Главный вопрос заключается в том, могут ли структурные тенденции заставить страны принять определенную сторону вопреки их собственным интересам. Геополитические события могут иметь значительное влияние на экономическое развитие. И наоборот: геоэкономические потрясения могут заставить страны стратегически больше склоняться в какую-то сторону. В случае крупного конфликта в Индо-Тихоокеанском регионе давление на многие страны с целью заставить их выбрать сторону значительно возрастет. Даже те страны, которые не будут принимать непосредственного участия в территориальных спорах или военных конфликтах, столкнутся с перебоями в цепях поставок. В случае холодной войны технологическая бифуркация может создать зависимость, которая заставит страны выравнивать свои цепи поставок и инфраструктуру за счет других. Для обремененных долгами развивающихся стран ценой списания или реструктуризации долгов часто является геополитическая ангажированность в пользу кредитора.

Тот мировой порядок, который сейчас формируется, будет сложнее того, который существовал во времена предыдущей холодной войны. Ведущие экономики сегодняшнего дня тесно переплетены между собой.

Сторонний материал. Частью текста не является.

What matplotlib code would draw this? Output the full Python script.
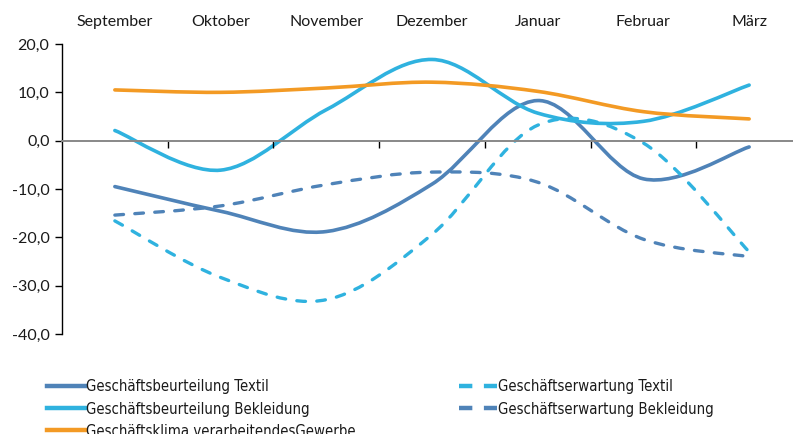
import matplotlib
matplotlib.use("Agg")
import matplotlib.pyplot as plt
from matplotlib.path import Path
from matplotlib.patches import PathPatch
from matplotlib.lines import Line2D
from matplotlib.font_manager import FontProperties
import numpy as np

months = ["September", "Oktober", "November", "Dezember", "Januar", "Februar", "März"]

beurteilung_textil = [-9.5, -14.6, -18.8, -9.0, 8.3, -7.9, -1.3]
beurteilung_bekleidung = [2.1, -6.1, 6.4, 16.8, 5.7, 4.0, 11.5]
klima_gewerbe = [10.5, 10.0, 10.9, 12.1, 10.2, 6.0, 4.5]
erwartung_textil = [-16.6, -28.3, -32.9, -19.4, 3.2, -0.5, -23.0]
erwartung_bekleidung = [-15.4, -13.5, -9.1, -6.5, -8.6, -20.4, -24.0]

labels = ["Geschäftsbeurteilung Textil", "Geschäftsbeurteilung Bekleidung",
          "Geschäftsklima verarbeitendesGewerbe",
          "Geschäftserwartung Textil", "Geschäftserwartung Bekleidung"]

c_steel = "#4f83b8"
c_cyan = "#2fb2df"
c_orange = "#f39a24"

plt.rcParams['font.family'] = ['Lato', 'DejaVu Sans']
txt_color = "#1a1a1a"


def smooth_path(y):
    # Excel-artige Glättung: Catmull-Rom als kubische Bezier-Segmente
    pts = np.column_stack([np.arange(len(y)), np.asarray(y, float)])
    ext = np.vstack([pts[0], pts, pts[-1]])
    verts = [pts[0]]
    codes = [Path.MOVETO]
    for i in range(len(pts) - 1):
        p0, p1, p2, p3 = ext[i], ext[i + 1], ext[i + 2], ext[i + 3]
        verts += [p1 + (p2 - p0) / 6, p2 - (p3 - p1) / 6, p2]
        codes += [Path.CURVE4] * 3
    return Path(verts, codes)


fig = plt.figure(figsize=(7.93, 4.34), dpi=100)
ax = fig.add_axes([62 / 793, 100 / 434, 740 / 793, 290 / 434])

series = [
    (beurteilung_textil, c_steel, "-"),
    (beurteilung_bekleidung, c_cyan, "-"),
    (klima_gewerbe, c_orange, "-"),
    (erwartung_textil, c_cyan, "--"),
    (erwartung_bekleidung, c_steel, "--"),
]
for vals, col, ls in series:
    if ls == "-":
        patch = PathPatch(smooth_path(vals), facecolor="none", edgecolor=col,
                          lw=2.6, capstyle="round", joinstyle="round")
    else:
        patch = PathPatch(smooth_path(vals), facecolor="none", edgecolor=col,
                          lw=2.4, capstyle="round", linestyle=(0, (2.6, 3.4)))
    ax.add_patch(patch)

ax.set_xlim(-0.5, len(months) - 0.5)
ax.set_ylim(-40, 20)
ax.set_yticks(np.arange(-40, 21, 10))
ax.set_yticklabels([f"{v:.1f}".replace(".", ",") for v in np.arange(-40, 21, 10)])

ax.set_xticks(range(len(months)))
ax.set_xticklabels(months)
ax.set_xticks(np.arange(0.5, len(months) - 1, 1.0), minor=True)

for s in ["top", "right"]:
    ax.spines[s].set_visible(False)
ax.spines["left"].set_color("#000000")
ax.spines["left"].set_linewidth(1.0)
ax.spines["bottom"].set_position(("data", 0))
ax.spines["bottom"].set_color("#888888")
ax.spines["bottom"].set_linewidth(1.4)

ax.tick_params(axis="x", which="major", bottom=False, top=False,
               labelbottom=False, labeltop=True, pad=7,
               labelsize=11.5, labelcolor=txt_color)
ax.tick_params(axis="x", which="minor", bottom=True, top=False,
               direction="out", length=5, width=1.0, color="#000000")
ax.tick_params(axis="y", direction="out", length=5, width=1.0, pad=4,
               labelsize=11.5, labelcolor=txt_color)

h_left = [Line2D([], [], color=c_steel, lw=3.2),
          Line2D([], [], color=c_cyan, lw=3.2),
          Line2D([], [], color=c_orange, lw=3.2)]
h_right = [Line2D([], [], color=c_cyan, lw=3.2, linestyle=(0, (3.0, 2.6))),
           Line2D([], [], color=c_steel, lw=3.2, linestyle=(0, (3.0, 2.6)))]

leg_font = FontProperties(family=["DejaVu Sans"], stretch="condensed", size=10.7)
leg1 = fig.legend(h_left, labels[:3], loc="upper left",
                  bbox_to_anchor=(40 / 793, 1 - 372 / 434), frameon=False,
                  prop=leg_font, handlelength=2.5, handletextpad=0.1,
                  labelspacing=0.48, borderpad=0, labelcolor=txt_color)
leg2 = fig.legend(h_right, labels[3:], loc="upper left",
                  bbox_to_anchor=(452 / 793, 1 - 372 / 434), frameon=False,
                  prop=leg_font, handlelength=2.5, handletextpad=0.1,
                  labelspacing=0.48, borderpad=0, labelcolor=txt_color)

fig.savefig("out.png", dpi=100)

Если не дойдет до горячей мировой войны, цена полного экономического разрыва будет непомерно высокой. Если будущая администрация США не усилит (и значительно) системную конкуренцию с Китаем, большая часть этих тесных связей в мировой экономике, вероятнее всего, сохранится. Но новая мировая экономика может стать более фрагментированной, регионализированной и более уязвимой к кризисам и потрясениям. Поэтому все страны должны наращивать устойчивость и быстро адаптироваться к новым условиям. Лучший баланс между политикой спроса и предложения делает экономику менее уязвимой к геоэкономическим потрясениям. Кроме того, консенсус внутри страны о направлении ее внешней политики облегчает ориентирование в сложной геополитической конкуренции.